На правом берегу Рейна, на высокой скале возвышается крепость Штерренберг, одна из самых старых крепостей на Рейне. Рядом с ней находится крепость Либенштайн. Называются они «Враждебные братья» и ещё сегодня можно увидеть между ними остатки стены, возведённой их хозяевами как знак непримиримой вражды.

Владельцем замка Штерренберг был граф Байер фон Боппард. Он имел двух сыновей, столь отличных друг от друга, что трудно было бы их назвать родными братьями. Хотя старший брат Генрих был всегда спокоен и был часто погружен в себя, он не раз прославил себя в жестоких битвах и по праву слыл отважным рыцарем. Он был превосходным стрелком, но часто охоте он предпочитал спокойные прогулки по лесу и размышления. Его младший брат Конрад был его полной противоположностью.

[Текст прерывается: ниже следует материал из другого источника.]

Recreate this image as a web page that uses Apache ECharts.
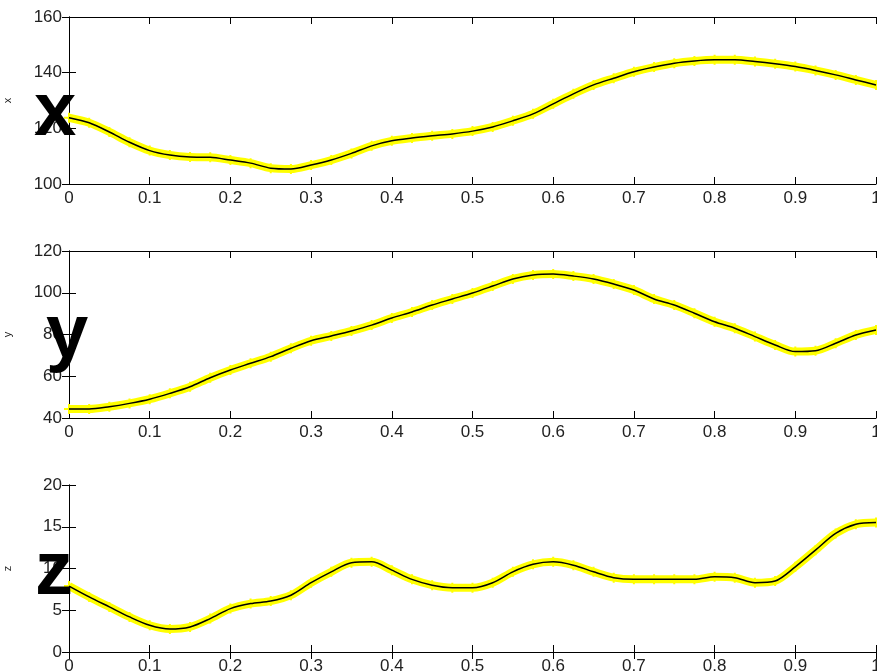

Его неспокойный дух был жаден до всяческих споров. Он был также заядлым охотником и пользовался неизменным успехом у женщин.

Вместе с сыновьями графа в замке росла их дальняя родственница благородная Хильдегарда Брёмзер. Девочка рано потеряла своих родителей, и граф принял её в свой дом, как родную дочь. Сыновья графа и Хильдегарда дружно росли вместе. Но когда девочка превратилась в девушку, детская дружба превратилась в любовь. Оба брата влюбились в Хильдегарду.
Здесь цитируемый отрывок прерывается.